* **Short task**
Give every line below again, exactly.

* **Given information**
★ ★ ★ ★ ★
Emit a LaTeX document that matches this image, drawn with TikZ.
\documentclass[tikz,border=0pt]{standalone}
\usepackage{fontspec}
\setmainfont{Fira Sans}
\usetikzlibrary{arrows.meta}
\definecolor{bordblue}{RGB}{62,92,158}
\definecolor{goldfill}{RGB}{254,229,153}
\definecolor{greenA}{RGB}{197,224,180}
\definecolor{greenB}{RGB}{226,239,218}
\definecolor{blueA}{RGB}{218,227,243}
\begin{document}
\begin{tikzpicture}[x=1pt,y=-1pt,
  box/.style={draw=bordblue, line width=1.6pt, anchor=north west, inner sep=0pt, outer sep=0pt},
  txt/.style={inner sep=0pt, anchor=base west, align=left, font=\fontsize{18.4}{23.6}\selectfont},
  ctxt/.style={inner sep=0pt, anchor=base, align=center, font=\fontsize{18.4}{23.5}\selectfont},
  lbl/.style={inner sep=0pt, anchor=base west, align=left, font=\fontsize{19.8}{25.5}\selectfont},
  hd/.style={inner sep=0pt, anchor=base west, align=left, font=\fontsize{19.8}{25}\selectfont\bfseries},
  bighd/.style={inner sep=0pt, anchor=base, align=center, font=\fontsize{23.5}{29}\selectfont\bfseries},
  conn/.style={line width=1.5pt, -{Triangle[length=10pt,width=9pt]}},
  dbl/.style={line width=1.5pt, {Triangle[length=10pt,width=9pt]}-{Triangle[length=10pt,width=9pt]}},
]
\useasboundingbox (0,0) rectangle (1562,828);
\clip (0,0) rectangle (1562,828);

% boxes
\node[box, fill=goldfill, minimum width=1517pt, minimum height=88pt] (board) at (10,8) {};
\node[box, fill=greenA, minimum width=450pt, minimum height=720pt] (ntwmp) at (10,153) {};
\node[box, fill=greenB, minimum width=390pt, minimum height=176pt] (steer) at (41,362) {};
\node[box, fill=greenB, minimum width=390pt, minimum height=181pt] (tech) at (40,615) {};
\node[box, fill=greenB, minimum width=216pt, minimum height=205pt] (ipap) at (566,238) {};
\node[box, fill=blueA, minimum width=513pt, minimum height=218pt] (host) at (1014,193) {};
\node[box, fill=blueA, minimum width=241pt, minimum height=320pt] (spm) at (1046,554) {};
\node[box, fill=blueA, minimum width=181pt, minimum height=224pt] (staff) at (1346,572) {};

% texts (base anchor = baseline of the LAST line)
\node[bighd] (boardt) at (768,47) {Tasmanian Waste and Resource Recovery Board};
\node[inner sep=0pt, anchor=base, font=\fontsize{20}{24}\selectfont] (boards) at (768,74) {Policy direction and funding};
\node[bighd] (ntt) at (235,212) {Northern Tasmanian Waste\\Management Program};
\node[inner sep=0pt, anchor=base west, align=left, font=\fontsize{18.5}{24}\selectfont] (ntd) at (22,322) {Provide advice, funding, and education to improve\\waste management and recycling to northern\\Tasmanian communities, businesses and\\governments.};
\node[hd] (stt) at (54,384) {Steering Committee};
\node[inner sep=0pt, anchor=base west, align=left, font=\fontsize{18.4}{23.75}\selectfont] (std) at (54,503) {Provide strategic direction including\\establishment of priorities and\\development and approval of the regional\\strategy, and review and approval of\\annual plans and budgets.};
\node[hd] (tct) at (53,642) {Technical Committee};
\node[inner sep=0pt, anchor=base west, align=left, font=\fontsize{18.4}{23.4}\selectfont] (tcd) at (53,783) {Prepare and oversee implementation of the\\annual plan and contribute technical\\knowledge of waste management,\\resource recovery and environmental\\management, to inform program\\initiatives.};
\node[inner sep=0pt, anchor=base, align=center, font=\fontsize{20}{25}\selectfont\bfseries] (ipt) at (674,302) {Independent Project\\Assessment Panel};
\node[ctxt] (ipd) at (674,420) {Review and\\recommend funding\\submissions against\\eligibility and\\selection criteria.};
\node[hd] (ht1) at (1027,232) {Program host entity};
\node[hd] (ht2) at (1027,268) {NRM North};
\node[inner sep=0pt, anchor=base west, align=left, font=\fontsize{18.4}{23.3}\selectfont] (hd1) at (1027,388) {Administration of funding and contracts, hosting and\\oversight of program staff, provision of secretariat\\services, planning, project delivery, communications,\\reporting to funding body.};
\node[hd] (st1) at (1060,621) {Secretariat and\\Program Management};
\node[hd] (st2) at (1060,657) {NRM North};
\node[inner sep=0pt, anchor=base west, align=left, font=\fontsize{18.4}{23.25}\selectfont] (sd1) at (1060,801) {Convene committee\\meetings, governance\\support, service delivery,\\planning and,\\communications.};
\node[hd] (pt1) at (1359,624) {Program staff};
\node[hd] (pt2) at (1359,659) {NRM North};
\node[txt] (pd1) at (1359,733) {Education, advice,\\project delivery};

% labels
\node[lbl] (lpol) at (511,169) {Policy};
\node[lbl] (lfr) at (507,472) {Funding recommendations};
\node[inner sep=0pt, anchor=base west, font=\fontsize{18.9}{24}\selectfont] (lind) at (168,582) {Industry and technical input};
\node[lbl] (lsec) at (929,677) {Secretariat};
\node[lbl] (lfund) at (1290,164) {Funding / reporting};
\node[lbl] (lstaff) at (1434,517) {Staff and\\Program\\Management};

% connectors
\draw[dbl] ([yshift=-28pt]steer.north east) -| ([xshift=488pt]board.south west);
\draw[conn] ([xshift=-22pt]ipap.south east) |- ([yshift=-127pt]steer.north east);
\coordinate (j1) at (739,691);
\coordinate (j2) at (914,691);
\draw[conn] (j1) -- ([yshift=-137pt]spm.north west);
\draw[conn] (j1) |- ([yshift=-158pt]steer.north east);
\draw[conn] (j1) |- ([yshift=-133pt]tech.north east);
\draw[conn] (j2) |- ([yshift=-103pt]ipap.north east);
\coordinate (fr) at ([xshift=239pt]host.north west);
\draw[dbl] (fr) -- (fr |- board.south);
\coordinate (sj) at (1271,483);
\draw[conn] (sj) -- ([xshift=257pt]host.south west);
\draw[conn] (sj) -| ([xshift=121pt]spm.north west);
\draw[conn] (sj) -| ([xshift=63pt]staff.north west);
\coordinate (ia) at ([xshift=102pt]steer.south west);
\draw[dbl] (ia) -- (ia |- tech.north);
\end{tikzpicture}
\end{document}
★ ★ ★ ★ ★
* **Expected answer**
Emit a LaTeX document that matches this image, drawn with TikZ.
\documentclass[tikz,border=0pt]{standalone}
\usepackage{fontspec}
\setmainfont{Fira Sans}
\usetikzlibrary{arrows.meta}
\definecolor{bordblue}{RGB}{62,92,158}
\definecolor{goldfill}{RGB}{254,229,153}
\definecolor{greenA}{RGB}{197,224,180}
\definecolor{greenB}{RGB}{226,239,218}
\definecolor{blueA}{RGB}{218,227,243}
\begin{document}
\begin{tikzpicture}[x=1pt,y=-1pt,
  box/.style={draw=bordblue, line width=1.6pt, anchor=north west, inner sep=0pt, outer sep=0pt},
  txt/.style={inner sep=0pt, anchor=base west, align=left, font=\fontsize{18.4}{23.6}\selectfont},
  ctxt/.style={inner sep=0pt, anchor=base, align=center, font=\fontsize{18.4}{23.5}\selectfont},
  lbl/.style={inner sep=0pt, anchor=base west, align=left, font=\fontsize{19.8}{25.5}\selectfont},
  hd/.style={inner sep=0pt, anchor=base west, align=left, font=\fontsize{19.8}{25}\selectfont\bfseries},
  bighd/.style={inner sep=0pt, anchor=base, align=center, font=\fontsize{23.5}{29}\selectfont\bfseries},
  conn/.style={line width=1.5pt, -{Triangle[length=10pt,width=9pt]}},
  dbl/.style={line width=1.5pt, {Triangle[length=10pt,width=9pt]}-{Triangle[length=10pt,width=9pt]}},
]
\useasboundingbox (0,0) rectangle (1562,828);
\clip (0,0) rectangle (1562,828);

% boxes
\node[box, fill=goldfill, minimum width=1517pt, minimum height=88pt] (board) at (10,8) {};
\node[box, fill=greenA, minimum width=450pt, minimum height=720pt] (ntwmp) at (10,153) {};
\node[box, fill=greenB, minimum width=390pt, minimum height=176pt] (steer) at (41,362) {};
\node[box, fill=greenB, minimum width=390pt, minimum height=181pt] (tech) at (40,615) {};
\node[box, fill=greenB, minimum width=216pt, minimum height=205pt] (ipap) at (566,238) {};
\node[box, fill=blueA, minimum width=513pt, minimum height=218pt] (host) at (1014,193) {};
\node[box, fill=blueA, minimum width=241pt, minimum height=320pt] (spm) at (1046,554) {};
\node[box, fill=blueA, minimum width=181pt, minimum height=224pt] (staff) at (1346,572) {};

% texts (base anchor = baseline of the LAST line)
\node[bighd] (boardt) at (768,47) {Tasmanian Waste and Resource Recovery Board};
\node[inner sep=0pt, anchor=base, font=\fontsize{20}{24}\selectfont] (boards) at (768,74) {Policy direction and funding};
\node[bighd] (ntt) at (235,212) {Northern Tasmanian Waste\\Management Program};
\node[inner sep=0pt, anchor=base west, align=left, font=\fontsize{18.5}{24}\selectfont] (ntd) at (22,322) {Provide advice, funding, and education to improve\\waste management and recycling to northern\\Tasmanian communities, businesses and\\governments.};
\node[hd] (stt) at (54,384) {Steering Committee};
\node[inner sep=0pt, anchor=base west, align=left, font=\fontsize{18.4}{23.75}\selectfont] (std) at (54,503) {Provide strategic direction including\\establishment of priorities and\\development and approval of the regional\\strategy, and review and approval of\\annual plans and budgets.};
\node[hd] (tct) at (53,642) {Technical Committee};
\node[inner sep=0pt, anchor=base west, align=left, font=\fontsize{18.4}{23.4}\selectfont] (tcd) at (53,783) {Prepare and oversee implementation of the\\annual plan and contribute technical\\knowledge of waste management,\\resource recovery and environmental\\management, to inform program\\initiatives.};
\node[inner sep=0pt, anchor=base, align=center, font=\fontsize{20}{25}\selectfont\bfseries] (ipt) at (674,302) {Independent Project\\Assessment Panel};
\node[ctxt] (ipd) at (674,420) {Review and\\recommend funding\\submissions against\\eligibility and\\selection criteria.};
\node[hd] (ht1) at (1027,232) {Program host entity};
\node[hd] (ht2) at (1027,268) {NRM North};
\node[inner sep=0pt, anchor=base west, align=left, font=\fontsize{18.4}{23.3}\selectfont] (hd1) at (1027,388) {Administration of funding and contracts, hosting and\\oversight of program staff, provision of secretariat\\services, planning, project delivery, communications,\\reporting to funding body.};
\node[hd] (st1) at (1060,621) {Secretariat and\\Program Management};
\node[hd] (st2) at (1060,657) {NRM North};
\node[inner sep=0pt, anchor=base west, align=left, font=\fontsize{18.4}{23.25}\selectfont] (sd1) at (1060,801) {Convene committee\\meetings, governance\\support, service delivery,\\planning and,\\communications.};
\node[hd] (pt1) at (1359,624) {Program staff};
\node[hd] (pt2) at (1359,659) {NRM North};
\node[txt] (pd1) at (1359,733) {Education, advice,\\project delivery};

% labels
\node[lbl] (lpol) at (511,169) {Policy};
\node[lbl] (lfr) at (507,472) {Funding recommendations};
\node[inner sep=0pt, anchor=base west, font=\fontsize{18.9}{24}\selectfont] (lind) at (168,582) {Industry and technical input};
\node[lbl] (lsec) at (929,677) {Secretariat};
\node[lbl] (lfund) at (1290,164) {Funding / reporting};
\node[lbl] (lstaff) at (1434,517) {Staff and\\Program\\Management};

% connectors
\draw[dbl] ([yshift=-28pt]steer.north east) -| ([xshift=488pt]board.south west);
\draw[conn] ([xshift=-22pt]ipap.south east) |- ([yshift=-127pt]steer.north east);
\coordinate (j1) at (739,691);
\coordinate (j2) at (914,691);
\draw[conn] (j1) -- ([yshift=-137pt]spm.north west);
\draw[conn] (j1) |- ([yshift=-158pt]steer.north east);
\draw[conn] (j1) |- ([yshift=-133pt]tech.north east);
\draw[conn] (j2) |- ([yshift=-103pt]ipap.north east);
\coordinate (fr) at ([xshift=239pt]host.north west);
\draw[dbl] (fr) -- (fr |- board.south);
\coordinate (sj) at (1271,483);
\draw[conn] (sj) -- ([xshift=257pt]host.south west);
\draw[conn] (sj) -| ([xshift=121pt]spm.north west);
\draw[conn] (sj) -| ([xshift=63pt]staff.north west);
\coordinate (ia) at ([xshift=102pt]steer.south west);
\draw[dbl] (ia) -- (ia |- tech.north);
\end{tikzpicture}
\end{document}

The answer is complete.